Tras conseguir en 1910 aislar un gramo de radio puro, Marie recibió su segundo Premio Nobel (1911), esta vez en Química, por el descubrimiento de los elementos radio y polonio, el aislamiento del radio y el estudio de la naturaleza y compuestos de este elemento. El galardón la ayudó a limpiar su buen nombre científico y contribuyó a que en la mayoría de países europeos se empezaran a crear institutos del radio, vista su utilidad en la curación del cáncer.
La propia Marie aceptó la dirección honoraria del que se inauguró en Varsovia en 1913 y en julio del siguiente año se ocupó tanto de la sección dedicada a la investigación médica, como de otra reservada a la física y la química del recién construido Instituto del Radio en París, consagrado al estudio de la radiactividad.
Irene, la heredera de su legado
Durante la Primera Guerra Mundial, demostrando que en su interior no albergaba ningún rencor, sirvió fielmente a Francia cediendo todo el uranio del que disponía. Gracias a donaciones privadas, creó las Petit Curie, unidades móviles para hacer radiografías en campaña con las que podían descubrirse balas y fragmentos de metralla en los heridos y que formaban a médicos para que pudieran hacerlo correctamente.
Para ello contó con una ayuda muy especial, su hija Irene, que estudió Física y Química durante la guerra y trabajó como asistente de radiografía de varios hospitales, además de ayudar a su madre en el laboratorio, de aprender de ella. Cuando Marie enfermó de leucemia, producida por la sobre exposición al uranio, Irene se ocupó de cuidarla hasta su fallecimiento, el 4 de julio de 1934. Fue enterrada junto a su marido en el cementerio de Sceaux, pocos kilómetros al sur de París, aunque en 1995, sus restos fueron trasladados, junto con los de Pierre, al Panteón de París.
Su legado lo continuó su hija Irene que, al igual que su madre, encontró el amor en el laboratorio. Junto a su marido, Frédéric Joliot, realizó las investigaciones que les llevaría, a ellos también, a ser premiados con un Nobel de Química en 1935, por sus trabajos en las reacciones en cadena y en los requisitos para la construcción de un reactor nuclear, que utilizara la fisión nuclear controlada para generar energía mediante el uso de uranio y agua pesada.
Es por todo ello que la humanidad tiene mucho que agradecerle a la familia Curie.
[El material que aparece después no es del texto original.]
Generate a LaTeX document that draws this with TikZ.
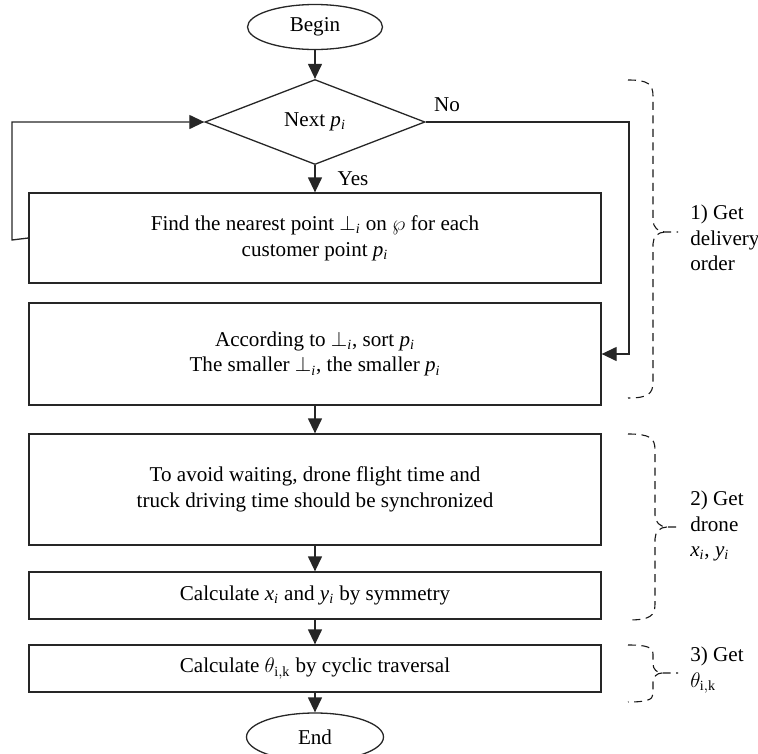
\documentclass[tikz,border=0pt]{standalone}
\usepackage{amssymb,amsmath}
\usepackage{fontspec}
\setmainfont{Liberation Serif}
\usetikzlibrary{shapes.geometric,arrows.meta}

\begin{document}
\begin{tikzpicture}[x = 0.2mm, y = -0.2mm, font = \fontsize{12}{14.6}\selectfont,
		stepbox/.style = {draw = black!85, line width = \mylinewidth, minimum width = 114.4mm, align = center, inner sep = 0pt},
		terminal/.style = {draw = black!85, ellipse, line width = \mylinewidth, minimum width = 27mm, minimum height = 9mm, inner sep = 0pt},
		decision/.style = {draw = black!85, diamond, line width = \mylinewidth, minimum width = 44mm, minimum height = 17mm, inner sep = 0pt},
		flow/.style = {-{Triangle[length = 3mm, width = 2.8mm]}, black!85, line width = \mylinewidth},
		groupbrace/.style = {black!90, dash pattern = on 1.6mm off 1.1mm, line width = 0.22mm},
		grouplabel/.style = {anchor = west, align = left, inner sep = 0pt}]
		\def\mylinewidth{0.26mm}
		\useasboundingbox (0,0) rectangle (758,754);
		%--------------------

		\node[terminal] (begin) at (315,27) {Begin};
		\node[decision] (next) at (315,122) {Next $\mathit{p}_\mathit{i}$};
		\node[stepbox, minimum height = 18mm] (nearest) at (315,238) {Find the nearest point $\bot_\mathit{i}$ on $\wp$ for each\\customer point $\mathit{p}_\mathit{i}$};
		\node[stepbox, minimum height = 20.4mm] (sort) at (315,354) {According to $\bot_\mathit{i}$, sort $\mathit{p}_\mathit{i}$\\The smaller $\bot_\mathit{i}$, the smaller $\mathit{p}_\mathit{i}$};
		\node[stepbox, minimum height = 22.2mm] (sync) at (315,489.5) {To avoid waiting, drone flight time and\\truck driving time should be synchronized};
		\node[stepbox, minimum height = 9.4mm] (symm) at (315,595.5) {Calculate $\mathit{x}_\mathit{i}$ and $\mathit{y}_\mathit{i}$ by symmetry};
		\node[stepbox, minimum height = 9.4mm] (cyclic) at (315,668.5) {Calculate $\theta_{\mathrm{i,k}}$ by cyclic traversal};
		\node[terminal, minimum width = 27.4mm, minimum height = 9.6mm] (finish) at (315,737) {End};

		\node (yes) at (353,179) {Yes};
		\node (no) at (447,105) {No};

		%--------------------
		\draw[flow] (begin.south) -- (next.north);
		\draw[flow] (next.south) -- (nearest.north);
		\draw[flow] (nearest.west) -- (12,240) |- (next.west);
		\draw[flow] (next.east) -- (629,122) |- (sort.east);
		\draw[flow] (sort.south) -- (sync.north);
		\draw[flow] (sync.south) -- (symm.north);
		\draw[flow] (symm.south) -- (cyclic.north);
		\draw[flow] (cyclic.south) -- (finish.north);

		%--------------------
		\draw[groupbrace] (628,80) .. controls (648,80) and (653,84) .. (653,96) -- (653,220) .. controls (653,227) and (658,232) .. (665,232) -- (678,232)
			(665,232) .. controls (658,232) and (653,237) .. (653,244) -- (653,382) .. controls (653,394) and (648,398) .. (628,398);
		\node[grouplabel] (order) at (690,238) {1) Get\\delivery\\order};

		\draw[groupbrace] (628,434) .. controls (650,434) and (655,438) .. (655,450) -- (655,515) .. controls (655,522) and (660,527) .. (667,527) -- (678,527)
			(667,527) .. controls (660,527) and (655,532) .. (655,539) -- (655,604) .. controls (655,616) and (650,620) .. (628,620);
		\node[grouplabel] (drone) at (690,526) {2) Get\\drone\\$\mathit{x}_\mathit{i}$, $\mathit{y}_\mathit{i}$};

		\draw[groupbrace] (628,645) .. controls (646,645) and (653,647) .. (653,654) -- (653,664) .. controls (653,669) and (657,673) .. (662,673) -- (678,673)
			(662,673) .. controls (657,673) and (653,677) .. (653,682) -- (653,694) .. controls (653,700) and (646,702) .. (628,702);
		\node[grouplabel] (angle) at (690,670) {3) Get\\$\theta_{\mathrm{i,k}}$};
	\end{tikzpicture}
\end{document}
No sólo por sus grandiosos descubrimientos, sino porque demostraron que el amor les hizo capaces de hacer grandes cosas juntos, sin anularse el uno al otro, complementándose, utilizando la pasión por la ciencia y por el trabajo constante para conseguir todos sus sueños. Le inculcaron además esta pasión a su hija Irene, que siguió sus pasos guiada por los valores que sus padres le habían enseñado. Valores como la generosidad que el propio Einstein, que conoció a Marie una vez terminada la guerra y mantuvo con ella una fructífera relación científica, reconoció afirmando: "Madame Curie es, de todos los personajes célebres, el único al que la gloria no ha corrompido".